As if the recession hasn’t claimed enough casualties this year, recent news has indicated it may be killing our love of gambling in this country. Lottery profits fell this year for the first time in nearly 40 years, as did state gambling revenues.
But one new Web site entices consumers to gamble their money yet again by bidding for bargain-priced goods.
Swoopo.com was started in the U.K. in 2007, but didn’t open in the U.S. until September 2008, right as the recession was gaining steam. The Web site offers heavily discounted electronics and accessories. It attempts to copy the success of eBay (Stock Quote: EBAY), while tweaking the formula in several crucial ways. Like eBay, it allows users to bid for discounted goods on a ticking clock. Yet, unlike eBay, Swoopo requires users to pay for each bid, even if they end up losing out in the end. In order to place an offer, you must first purchase a pack of virtual bid buttons (packs start at 40 buttons and go up to 1,000), at 60 cents a button.

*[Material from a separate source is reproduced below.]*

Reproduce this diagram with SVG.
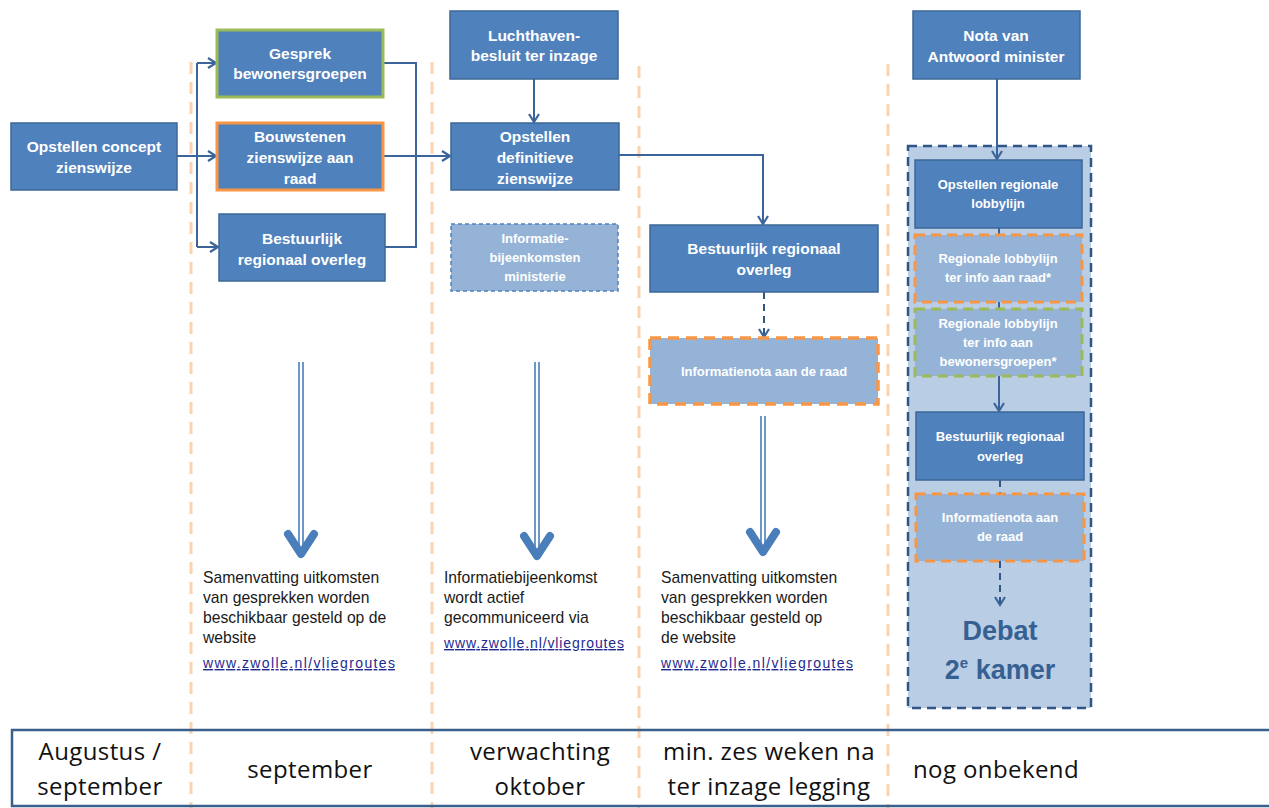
<svg xmlns="http://www.w3.org/2000/svg" width="1269" height="808" viewBox="0 0 1269 808">
<defs>
<marker id="chev" markerWidth="12" markerHeight="12" refX="9" refY="6" orient="auto" markerUnits="userSpaceOnUse">
<path d="M1,1 L9,6 L1,11" fill="none" stroke="#3b659a" stroke-width="2.2"/>
</marker>
<style>
.box{fill:#4f81bd;stroke:#3d6797;stroke-width:1.5}
.t{font-family:"Liberation Sans",Arial,sans-serif;font-weight:bold;fill:#ffffff;text-anchor:middle}
.t15{font-size:15.5px}
.t13{font-size:13px}
.div{stroke:#fbd3b0;stroke-width:3;stroke-dasharray:12 8;fill:none}
.con{stroke:#3b659a;stroke-width:2;fill:none}
.dcon{stroke:#2f5686;stroke-width:2;fill:none;stroke-dasharray:7 5}
.big{stroke:#4a7ebb;stroke-width:1.6;fill:none}
.head{stroke:#4a7ebb;stroke-width:8;fill:none;stroke-linecap:round;stroke-linejoin:round}
.body{font-family:"Liberation Sans",Arial,sans-serif;font-size:15.7px;fill:#1a1a1a}
.link{font-family:"Liberation Sans",Arial,sans-serif;font-size:14px;fill:#1f2a8f;text-decoration:underline}
.tab{font-family:"Open Sans","Liberation Sans",sans-serif;font-size:24px;fill:#111;letter-spacing:0.4px}
</style>
</defs>
<rect width="1269" height="808" fill="#ffffff"/>

<g id="dividers">
<line class="div" x1="191" y1="62" x2="191" y2="808"/>
<line class="div" x1="432" y1="62" x2="432" y2="808"/>
<line class="div" x1="639" y1="66" x2="639" y2="808"/>
<line class="div" x1="888" y1="64" x2="888" y2="808"/>
</g>

<g id="timeline">
<rect x="12" y="730" width="1262" height="76" fill="none" stroke="#3a5f8a" stroke-width="2.5"/>
<text class="tab" x="100" y="760" text-anchor="middle">Augustus /</text>
<text class="tab" x="100" y="795" text-anchor="middle">september</text>
<text class="tab" x="310" y="778" text-anchor="middle">september</text>
<text class="tab" x="540" y="760" text-anchor="middle">verwachting</text>
<text class="tab" x="540" y="795" text-anchor="middle">oktober</text>
<text class="tab" x="769" y="760" text-anchor="middle">min. zes weken na</text>
<text class="tab" x="769" y="795" text-anchor="middle">ter inzage legging</text>
<text class="tab" x="913" y="778">nog onbekend</text>
</g>

<g id="container">
<rect x="908" y="146" width="183" height="562" fill="#b9cde5" stroke="#2f5686" stroke-width="2.5" stroke-dasharray="9 6"/>
</g>

<g id="connectors">
<path class="con" d="M177,156 H197"/>
<path class="con" d="M197,63 V247"/>
<path class="con" d="M197,63 H216" marker-end="url(#chev)"/>
<path class="con" d="M197,156 H216" marker-end="url(#chev)"/>
<path class="con" d="M197,247 H218" marker-end="url(#chev)"/>
<path class="con" d="M383,63 H416 V247 H385"/>
<path class="con" d="M383,156 H450" marker-end="url(#chev)"/>
<path class="con" d="M534,79 V122" marker-end="url(#chev)"/>
<path class="con" d="M619,155 H763 V224" marker-end="url(#chev)"/>
<path class="dcon" d="M764,292 V337" marker-end="url(#chev)"/>
<path class="con" d="M997,79 V159" marker-end="url(#chev)"/>
<path class="con" d="M999,228 V235"/>
<path class="con" d="M999,302 V309"/>
<path class="con" d="M999,376 V411" marker-end="url(#chev)"/>
<path class="dcon" d="M1000,480 V494"/>
<path class="dcon" d="M1000,561 V605" marker-end="url(#chev)"/>
<path class="big" d="M299,362 V553 M303,362 V553"/>
<path class="head" d="M288,534 L301,554 L314,534"/>
<path class="big" d="M535,362 V555 M539,362 V555"/>
<path class="head" d="M524,536 L537,556 L550,536"/>
<path class="big" d="M761,416 V551 M765,416 V551"/>
<path class="head" d="M750,532 L763,552 L776,532"/>
</g>

<g id="n-concept">
<rect class="box" x="11" y="123" width="166" height="67"/>
<text class="t t15" x="94" y="152">Opstellen concept</text>
<text class="t t15" x="94" y="173">zienswijze</text>
</g>
<g id="n-gesprek">
<rect x="217" y="30" width="166" height="67" fill="#4f81bd" stroke="#9bbb59" stroke-width="3"/>
<text class="t t15" x="300" y="59">Gesprek</text>
<text class="t t15" x="300" y="79">bewonersgroepen</text>
</g>
<g id="n-bouwstenen">
<rect x="217" y="123" width="166" height="67" fill="#4f81bd" stroke="#f79646" stroke-width="3"/>
<text class="t t15" x="300" y="142">Bouwstenen</text>
<text class="t t15" x="300" y="163">zienswijze aan</text>
<text class="t t15" x="300" y="184">raad</text>
</g>
<g id="n-bestuurlijk1">
<rect class="box" x="219" y="214" width="166" height="67"/>
<text class="t t15" x="302" y="244">Bestuurlijk</text>
<text class="t t15" x="302" y="265">regionaal overleg</text>
</g>
<g id="n-luchthaven">
<rect class="box" x="450" y="11" width="168" height="68"/>
<text class="t t15" x="534" y="41">Luchthaven-</text>
<text class="t t15" x="534" y="61">besluit ter inzage</text>
</g>
<g id="n-definitief">
<rect class="box" x="451" y="123" width="168" height="67"/>
<text class="t t15" x="535" y="142">Opstellen</text>
<text class="t t15" x="535" y="163">definitieve</text>
<text class="t t15" x="535" y="184">zienswijze</text>
</g>
<g id="n-infobijeenkomst">
<rect x="451" y="224" width="167" height="67" fill="#95b3d7" stroke="#4f81bd" stroke-width="1.5" stroke-dasharray="4 3"/>
<text class="t t13" x="535" y="243">Informatie-</text>
<text class="t t13" x="535" y="262">bijeenkomsten</text>
<text class="t t13" x="535" y="281">ministerie</text>
</g>
<g id="n-bestuurlijk2">
<rect class="box" x="650" y="225" width="228" height="67"/>
<text class="t t15" x="764" y="254">Bestuurlijk regionaal</text>
<text class="t t15" x="764" y="275">overleg</text>
</g>
<g id="n-infonota1">
<rect x="650" y="338" width="228" height="66" fill="#95b3d7" stroke="#f79646" stroke-width="3.5" stroke-dasharray="11 7"/>
<text class="t t13" x="764" y="376">Informatienota aan de raad</text>
</g>
<g id="n-nota">
<rect class="box" x="913" y="11" width="167" height="68"/>
<text class="t t15" x="996" y="41">Nota van</text>
<text class="t t15" x="996" y="62">Antwoord minister</text>
</g>
<g id="n-lobby">
<rect class="box" x="915" y="160" width="167" height="68"/>
<text class="t t13" x="998" y="189">Opstellen regionale</text>
<text class="t t13" x="998" y="208">lobbylijn</text>
</g>
<g id="n-lobbyraad">
<rect x="915" y="235" width="167" height="67" fill="#95b3d7" stroke="#f79646" stroke-width="3" stroke-dasharray="10 6"/>
<text class="t t13" x="998" y="263">Regionale lobbylijn</text>
<text class="t t13" x="998" y="282">ter info aan raad*</text>
</g>
<g id="n-lobbybewoners">
<rect x="915" y="309" width="167" height="67" fill="#95b3d7" stroke="#9bbb59" stroke-width="3" stroke-dasharray="10 6"/>
<text class="t t13" x="998" y="328">Regionale lobbylijn</text>
<text class="t t13" x="998" y="347">ter info aan</text>
<text class="t t13" x="998" y="366">bewonersgroepen*</text>
</g>
<g id="n-bestuurlijk3">
<rect class="box" x="916" y="412" width="168" height="68"/>
<text class="t t13" x="1000" y="441">Bestuurlijk regionaal</text>
<text class="t t13" x="1000" y="461">overleg</text>
</g>
<g id="n-infonota2">
<rect x="916" y="494" width="168" height="67" fill="#95b3d7" stroke="#f79646" stroke-width="3" stroke-dasharray="10 6"/>
<text class="t t13" x="1000" y="522">Informatienota aan</text>
<text class="t t13" x="1000" y="541">de raad</text>
</g>
<g id="n-debat">
<text x="1000" y="640" text-anchor="middle" font-family="Liberation Sans, Arial, sans-serif" font-weight="bold" font-size="27" fill="#376092">Debat</text>
<text x="1000" y="679" text-anchor="middle" font-family="Liberation Sans, Arial, sans-serif" font-weight="bold" font-size="27" fill="#376092">2<tspan font-size="15" dy="-11">e</tspan><tspan dy="11"> kamer</tspan></text>
</g>

<g id="notes">
<text class="body" x="203" y="583">Samenvatting uitkomsten</text>
<text class="body" x="203" y="603">van gesprekken worden</text>
<text class="body" x="203" y="623">beschikbaar gesteld op de</text>
<text class="body" x="203" y="643">website</text>
<text class="link" x="203" y="668" textLength="192" lengthAdjust="spacing">www.zwolle.nl/vliegroutes</text>
<text class="body" x="444" y="583">Informatiebijeenkomst</text>
<text class="body" x="444" y="603">wordt actief</text>
<text class="body" x="444" y="623">gecommuniceerd via</text>
<text class="link" x="444" y="648" textLength="180" lengthAdjust="spacing">www.zwolle.nl/vliegroutes</text>
<text class="body" x="661" y="583">Samenvatting uitkomsten</text>
<text class="body" x="661" y="603">van gesprekken worden</text>
<text class="body" x="661" y="623">beschikbaar gesteld op</text>
<text class="body" x="661" y="643">de website</text>
<text class="link" x="661" y="668" textLength="192" lengthAdjust="spacing">www.zwolle.nl/vliegroutes</text>
</g>
</svg>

The rules of the game are simple and absolutely addictive. Let’s say you’re interested in getting the newest Apple MacBook Pro (retail value is $1,799). The site sets the target sell price, which is usually very low (in this case, $35). First, you buy a pack of 40 buttons (cost: $24), and begin placing your bids. Every bid you make increases the initial price of the product ($0) by 12 cents, until the product finally reaches the target sell price and the clock runs out. But each bid also increases the amount of time on the clock before bidding ends.
Whether you bid once or a hundred times doesn’t really change your likelihood of winning out. All your bid guarantees you is an opportunity for an adrenaline rush. According to The Washington Post, one user who did win the MacBook ended up bidding 750 times (cost: $470). Of course, that’s still a heavy discount, but what about the person who bids 749 times for the same product and comes away with nothing? Perhaps this is why the Post also calls Swoopo the “crack cocaine of online shopping sites.”